I think they should do it the other way around. Look at what is R&B music or rock music. It all has the blues—a slight change to it as time goes on. Blues just bends its wills. I think the more blues players try to think outside the box, [the more] they can create something that makes it more appealing to the listener. Just doing I-IV-V chords with basic time gets a little boring.
How would you pitch the blues to a young person? What comes to my mind is the universal emotion. Our fundamental human problems haven't changed much since the turn of the century.
Exactly, but what's even more important, I think, is trying to get some of these popular artists in collaboration. What if Bruno Mars did a blues tune with somebody? Or put a blues-element type of feel tune on his album? That type of thing. That's what I think we need to go with, because kids are followers, basically. Anything he'd do, his fanbase is going to like it.
I think that's one of the ways.
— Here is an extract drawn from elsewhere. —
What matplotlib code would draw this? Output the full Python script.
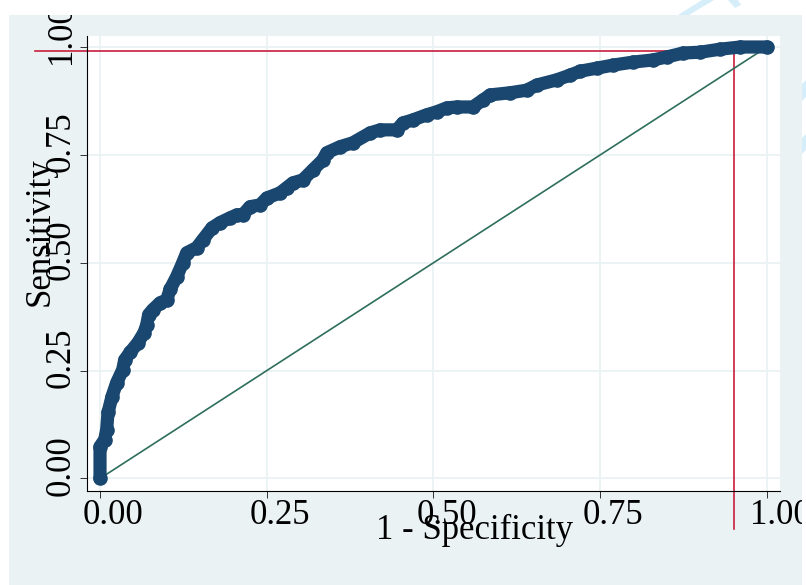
import matplotlib
matplotlib.use("Agg")
import matplotlib.pyplot as plt
from matplotlib.patches import Rectangle, Polygon
from matplotlib.transforms import ScaledTranslation

# ---------------- data ----------------
fpr = [0.000, 0.000, 0.007, 0.010, 0.012, 0.018, 0.025, 0.034, 0.037, 0.045,
       0.057, 0.066, 0.070, 0.073, 0.079, 0.090, 0.100, 0.105, 0.115, 0.124,
       0.130, 0.145, 0.154, 0.168, 0.180, 0.195, 0.205, 0.214, 0.225, 0.240,
       0.250, 0.270, 0.280, 0.289, 0.304, 0.319, 0.334, 0.340, 0.360, 0.379,
       0.405, 0.420, 0.445, 0.454, 0.469, 0.490, 0.505, 0.520, 0.535, 0.559,
       0.574, 0.585, 0.615, 0.640, 0.655, 0.685, 0.705, 0.720, 0.745, 0.769,
       0.799, 0.829, 0.850, 0.874, 0.900, 0.930, 0.960, 1.000]
tpr = [0.000, 0.074, 0.090, 0.113, 0.153, 0.190, 0.222, 0.252, 0.275, 0.292,
       0.315, 0.338, 0.356, 0.380, 0.391, 0.407, 0.414, 0.438, 0.468, 0.500,
       0.523, 0.535, 0.553, 0.581, 0.593, 0.604, 0.611, 0.611, 0.630, 0.634,
       0.650, 0.662, 0.674, 0.685, 0.692, 0.715, 0.738, 0.755, 0.769, 0.778,
       0.801, 0.808, 0.808, 0.824, 0.831, 0.843, 0.850, 0.859, 0.861, 0.861,
       0.877, 0.889, 0.894, 0.900, 0.912, 0.924, 0.935, 0.944, 0.951, 0.958,
       0.965, 0.970, 0.977, 0.986, 0.988, 0.995, 1.000, 1.000]
ref_x = [0.0, 1.0]
ref_y = [0.0, 1.0]
cut_spec = 0.951   # 1 - specificity at cut-off
cut_sens = 0.991   # sensitivity at cut-off
ticks = [0.0, 0.25, 0.5, 0.75, 1.0]
tick_labels = ["0.00", "0.25", "0.50", "0.75", "1.00"]

# ---------------- style ----------------
W, H = 806, 585
panel = "#EAF2F3"
navy = "#1A476F"
green = "#2E6E5C"
red = "#C81E3C"
serif = ["Liberation Serif", "DejaVu Serif"]
plt.rcParams["font.family"] = serif

fig = plt.figure(figsize=(W / 100, H / 100), dpi=100)
fig.patch.set_facecolor(panel)

ax = fig.add_axes([87 / W, 1 - 491 / H, (780 - 87) / W, (491 - 36) / H])
ax.set_facecolor("white")
ax.set_xlim(-0.0195, 1.0195)
ax.set_ylim(-0.029, 1.0255)

for s in ["top", "right"]:
    ax.spines[s].set_visible(False)
for s in ["left", "bottom"]:
    ax.spines[s].set_color("black")
    ax.spines[s].set_linewidth(0.8)

ax.set_xticks(ticks)
ax.set_yticks(ticks)
ax.set_xticklabels(tick_labels)
ax.set_yticklabels(tick_labels, rotation=90, va="center")
ax.tick_params(axis="both", direction="out", length=5, width=0.7,
               colors="#333333", labelcolor="black", labelsize=25)
ax.tick_params(axis="x", pad=1)
ax.tick_params(axis="y", pad=1.8)
ax.grid(True, color=panel, linewidth=1.3, zorder=0)
ax.set_axisbelow(True)

for lab in ax.get_xticklabels():
    lab.set_transform(lab.get_transform() + ScaledTranslation(13 / 100, 0, fig.dpi_scale_trans))
for lab in ax.get_yticklabels():
    lab.set_transform(lab.get_transform() + ScaledTranslation(0, 13 / 100, fig.dpi_scale_trans))

# cut-off lines (extend outside the plot region)
ax.plot([-0.0975, cut_spec], [cut_sens, cut_sens], color=red, lw=1.2,
        clip_on=False, zorder=2)
ax.plot([cut_spec, cut_spec], [cut_sens, -0.116], color=red, lw=1.2,
        clip_on=False, zorder=2)

ax.plot(ref_x, ref_y, color=green, lw=1.2, zorder=3)
ax.plot(fpr, tpr, color=navy, lw=9.5, marker="o", ms=9.5, mec=navy, mfc=navy,
        solid_joinstyle="round", solid_capstyle="round", zorder=4, clip_on=False)

fig.text(40 / W, 1 - 232 / H, "Sensitivity", rotation=90, ha="center", va="center",
         fontsize=25, family=serif)
fig.text(475 / W, 1 - 530 / H, "1 - Specificity", ha="center", va="center",
         fontsize=25, family=serif)

# white margins around the grey panel (clip overflowing labels)
def px_rect(x0, y0, x1, y1, **kw):
    return Rectangle((x0 / W, 1 - y1 / H), (x1 - x0) / W, (y1 - y0) / H,
                     transform=fig.transFigure, **kw)

for r in [(0, 0, W, 15), (0, 0, 9, H), (802, 0, W, H)]:
    fig.add_artist(px_rect(*r, facecolor="white", edgecolor="none", zorder=10))

# faint watermark fragments
wm = "#D6EEFA"
def px_poly(pts):
    return Polygon([(x / W, 1 - y / H) for x, y in pts], closed=True,
                   transform=fig.transFigure, facecolor=wm, edgecolor="none", zorder=11)

for pts in [[(678, 15), (689, 15), (714, 0), (702, 0)],
            [(728, 0), (738, 0), (741, 5), (735, 8)],
            [(802, 84), (806, 80), (806, 97), (802, 101)],
            [(802, 138), (806, 134), (806, 150), (802, 154)]]:
    fig.add_artist(px_poly(pts))

fig.savefig("out.png", dpi=100, facecolor=fig.get_facecolor())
Not only him, but a lot of popular artists. Your Snoop Doggs, your Drakes. It'd be nice to have Taylor Swift singing "At Last" by Etta James or something like that, you know? It doesn't have to be the single. Just have it on the album. That's called giving blues a chance.
"I think it's important to keep on singing a song as long as there's a song to sing." - Tito Jackson
When you look back on the arc of your life and career, what emotions bubble up in your mind?
I'm proud of my career. I wish I had the head I have now about my career when I was much younger. I could have done a lot more when I was younger. But I'm proud of my accomplishments—the records that we hold as well as the inductees and all of these other things. Like I said, what else do I have to prove? And I'm proud that I did this blues album and I plan to do more.
It's just been great, you know? The brothers don't record like we used to, but I think it's important to keep on singing a song as long as there's a song to sing.